Net neutrality may not be as consumer friendly as you think
Broadly, wireless consumers want the ability to stream as much as they want. However, after a certain data cap is reached, wireless providers will slow, or throttle, your connection. While throttling is disallowed under net neutrality, there's an exception for "reasonable network management." In 2015, T-Mobile (NASDAQ:TMUS) offered its Binge On plan, where streaming video content from Netflix and Hulu did not count against that soft cap.
Net neutrality advocates accused T-Mobile of violating its tenets. Specifically, ISPs are not allowed to prioritize or discriminate against content. By excluding Netflix and Hulu from the soft cap, a practice known as zero-rating, net neutrality advocates argued that T-Mobile disadvantaged services from other businesses like YouTube. In the end, it appears most consumers appreciated the offering as T-Mobile has continued to grow its subscriber count thanks to its innovative, consumer-friendly approach. Meanwhile, other wireless providers have copied the Binge On program to defend their subscriber bases.

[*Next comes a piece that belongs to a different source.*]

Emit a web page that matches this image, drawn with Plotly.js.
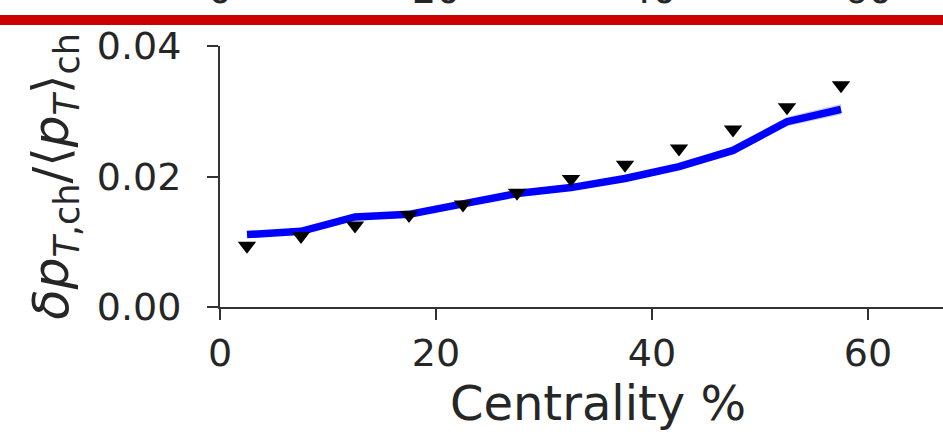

A second, more pernicious example is the demise of Facebook Basics in India. To bring internet access to those unable to afford the service in the world's second-largest country, CEO Mark Zuckerberg partnered with other tech companies to offer a service free of charge. However, the consortium needed providers to opt in, which meant only certain sites and services would be allowed on the Facebook Basics platform. This broadly violates the net neutrality provision of blocking sites.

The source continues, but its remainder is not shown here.